- _Stated goal_
Return the material word for word. Do not include pictures.

# # # #

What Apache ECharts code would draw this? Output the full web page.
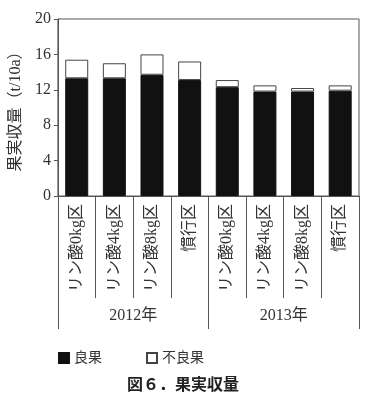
<!DOCTYPE html>
<html><head><meta charset="utf-8">
<script src="https://cdn.jsdelivr.net/npm/echarts@6/dist/echarts.min.js"></script>
<style>html,body{margin:0;padding:0;background:#fff}#c{width:379px;height:396px}</style>
</head><body><div id="c"></div>
<script>
const categories = ['リン酸0kg区','リン酸4kg区','リン酸8kg区','慣行区','リン酸0kg区','リン酸4kg区','リン酸8kg区','慣行区'];
const years = ['2012年','2013年'];
const goodFruit = [13.3, 13.3, 13.7, 13.1, 12.3, 11.8, 11.8, 11.9];
const poorFruit = [2.1, 1.7, 2.3, 2.1, 0.8, 0.7, 0.4, 0.6];
const yTicks = [0, 4, 8, 12, 16, 20];

const serif = "'Liberation Serif', 'Noto Sans CJK JP', serif";
const line = '#555';
const chart = echarts.init(document.getElementById('c'), null, {renderer:'canvas'});
chart.setOption({
  animation: false,
  backgroundColor: '#fff',
  title: {
    text: '図６．果実収量', left: 122, top: 371,
    textStyle: {fontFamily: "'Noto Sans CJK JP', sans-serif", fontSize: 16, fontWeight: 'bold', color: '#222'}
  },
  legend: {
    left: 53, top: 346, itemWidth: 10, itemHeight: 10, itemGap: 44, icon: 'rect',
    textStyle: {fontFamily: serif, fontSize: 14, color: '#333'},
    data: ['良果', '不良果']
  },
  grid: {left: 53, right: 20, top: 19, bottom: 200, show: true, borderColor: line, borderWidth: 1, backgroundColor: 'transparent'},
  xAxis: [{
    type: 'category', data: categories, position: 'bottom',
    axisLine: {show: true, lineStyle: {color: line}},
    axisTick: {show: true, length: 102, interval: 0, alignWithLabel: false, lineStyle: {color: line}},
    axisLabel: {rotate: 90, interval: 0, margin: 8, fontFamily: serif, fontSize: 16, color: '#333'}
  }, {
    type: 'category', data: years, position: 'bottom',
    axisLine: {show: false},
    axisTick: {show: true, length: 133, interval: 0, alignWithLabel: false, lineStyle: {color: line}},
    axisLabel: {margin: 112, fontFamily: serif, fontSize: 16, color: '#333'}
  }],
  yAxis: {
    type: 'value', min: yTicks[0], max: yTicks[yTicks.length-1], interval: 4,
    name: '果実収量（t/10a）', nameLocation: 'middle', nameGap: 31,
    nameTextStyle: {fontFamily: serif, fontSize: 16, color: '#333'},
    axisLine: {show: true, lineStyle: {color: line}},
    axisTick: {show: true, length: 4, lineStyle: {color: line}},
    splitLine: {show: false},
    axisLabel: {fontFamily: serif, fontSize: 16, color: '#333', margin: 7}
  },
  series: [{
    name: '良果', type: 'bar', stack: 't', data: goodFruit, barWidth: 23, xAxisIndex: 0,
    itemStyle: {color: '#111', borderColor: '#111', borderWidth: 1}
  }, {
    name: '不良果', type: 'bar', stack: 't', data: poorFruit, barWidth: 23, xAxisIndex: 0,
    itemStyle: {color: '#fff', borderColor: '#444', borderWidth: 1}
  }]
});
</script></body></html>
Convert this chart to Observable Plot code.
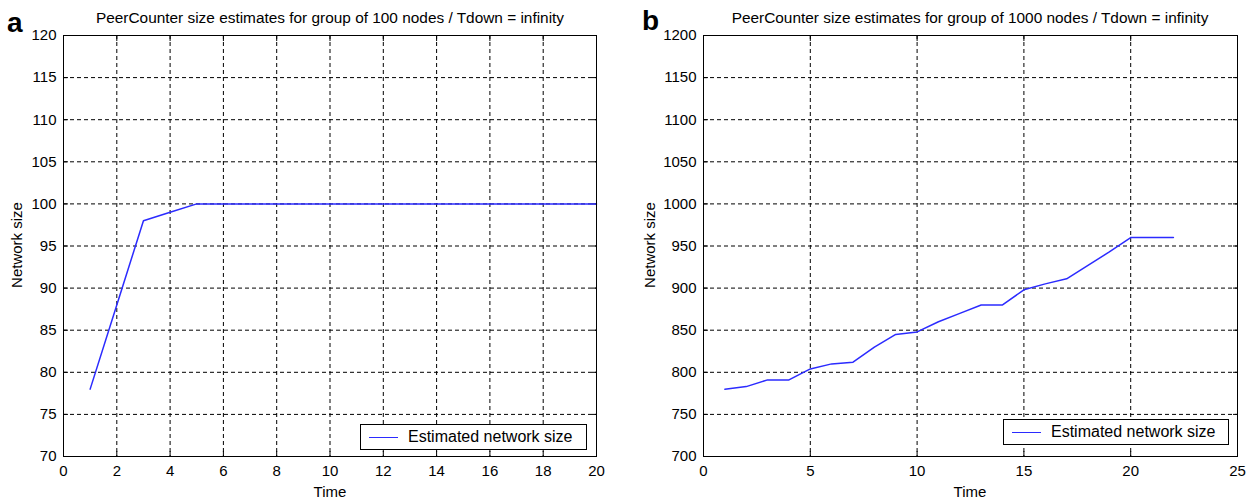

# # # #

- _Reply_
What Apache ECharts code would draw this? Output the full web page.
<!DOCTYPE html>
<html><head><meta charset="utf-8">
<script src="https://cdn.jsdelivr.net/npm/echarts@6/dist/echarts.min.js"></script>
<style>html,body{margin:0;padding:0;background:#fff}#c{width:379px;height:396px}</style>
</head><body><div id="c"></div>
<script>
const categories = ['リン酸0kg区','リン酸4kg区','リン酸8kg区','慣行区','リン酸0kg区','リン酸4kg区','リン酸8kg区','慣行区'];
const years = ['2012年','2013年'];
const goodFruit = [13.3, 13.3, 13.7, 13.1, 12.3, 11.8, 11.8, 11.9];
const poorFruit = [2.1, 1.7, 2.3, 2.1, 0.8, 0.7, 0.4, 0.6];
const yTicks = [0, 4, 8, 12, 16, 20];

const serif = "'Liberation Serif', 'Noto Sans CJK JP', serif";
const line = '#555';
const chart = echarts.init(document.getElementById('c'), null, {renderer:'canvas'});
chart.setOption({
  animation: false,
  backgroundColor: '#fff',
  title: {
    text: '図６．果実収量', left: 122, top: 371,
    textStyle: {fontFamily: "'Noto Sans CJK JP', sans-serif", fontSize: 16, fontWeight: 'bold', color: '#222'}
  },
  legend: {
    left: 53, top: 346, itemWidth: 10, itemHeight: 10, itemGap: 44, icon: 'rect',
    textStyle: {fontFamily: serif, fontSize: 14, color: '#333'},
    data: ['良果', '不良果']
  },
  grid: {left: 53, right: 20, top: 19, bottom: 200, show: true, borderColor: line, borderWidth: 1, backgroundColor: 'transparent'},
  xAxis: [{
    type: 'category', data: categories, position: 'bottom',
    axisLine: {show: true, lineStyle: {color: line}},
    axisTick: {show: true, length: 102, interval: 0, alignWithLabel: false, lineStyle: {color: line}},
    axisLabel: {rotate: 90, interval: 0, margin: 8, fontFamily: serif, fontSize: 16, color: '#333'}
  }, {
    type: 'category', data: years, position: 'bottom',
    axisLine: {show: false},
    axisTick: {show: true, length: 133, interval: 0, alignWithLabel: false, lineStyle: {color: line}},
    axisLabel: {margin: 112, fontFamily: serif, fontSize: 16, color: '#333'}
  }],
  yAxis: {
    type: 'value', min: yTicks[0], max: yTicks[yTicks.length-1], interval: 4,
    name: '果実収量（t/10a）', nameLocation: 'middle', nameGap: 31,
    nameTextStyle: {fontFamily: serif, fontSize: 16, color: '#333'},
    axisLine: {show: true, lineStyle: {color: line}},
    axisTick: {show: true, length: 4, lineStyle: {color: line}},
    splitLine: {show: false},
    axisLabel: {fontFamily: serif, fontSize: 16, color: '#333', margin: 7}
  },
  series: [{
    name: '良果', type: 'bar', stack: 't', data: goodFruit, barWidth: 23, xAxisIndex: 0,
    itemStyle: {color: '#111', borderColor: '#111', borderWidth: 1}
  }, {
    name: '不良果', type: 'bar', stack: 't', data: poorFruit, barWidth: 23, xAxisIndex: 0,
    itemStyle: {color: '#fff', borderColor: '#444', borderWidth: 1}
  }]
});
</script></body></html>
Convert this chart to Observable Plot code.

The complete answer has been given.